You can try this out for yourself if you want: make a HTML file called one.html5 in the web directory and access it with the browser. (.html5 is not an official extension, it's something I just made up. The correct one to use for proper websites is .html.) The server won't send a Content-type header at all, since it doesn't know this extension, so the browser will either display it as a plain text file or download the file instead of showing it.

Edit the map in the source file and change the entry for text/html to read " html htm html5", keeping the space at the start of the string. Recompile the server.

Rename the file to two.html5 (I'll explain why in a second) and restart the server and try and open the file in the browser. This time, the file will display as a HTML page.

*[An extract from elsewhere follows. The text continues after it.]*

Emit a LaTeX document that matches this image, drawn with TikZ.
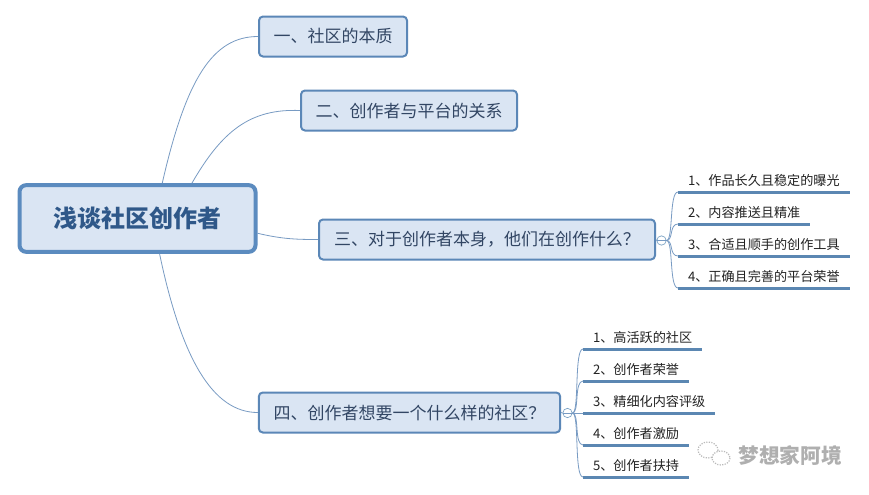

Why did you have to rename the file? Because the browser will otherwise try and be clever if it thinks you're trying to access a file that you've just downloaded already. The server sends a Last-modified header, and if the browser notices you're asking for a file you have just downloaded, with the same timestamp as the HTTP header indicates, then your browser might ignore the rest of the request and not see that another header has changed. Changing the file name forces the browser to look again, as it thinks it's a different file now. Deleting the downloaded file, or editing the file on the server, would both have the same effect.

There is a moral here: if you're doing web development, and you are trying to find out why a change you made isn't showing in the browser (even if you refresh the page), it might be a cache problem. On the network tab of the developer tools window, there should be a checkbox to "disable cache" which you might want to turn on in this case and reload the page again, to exclude the cache as the possible source of the problem.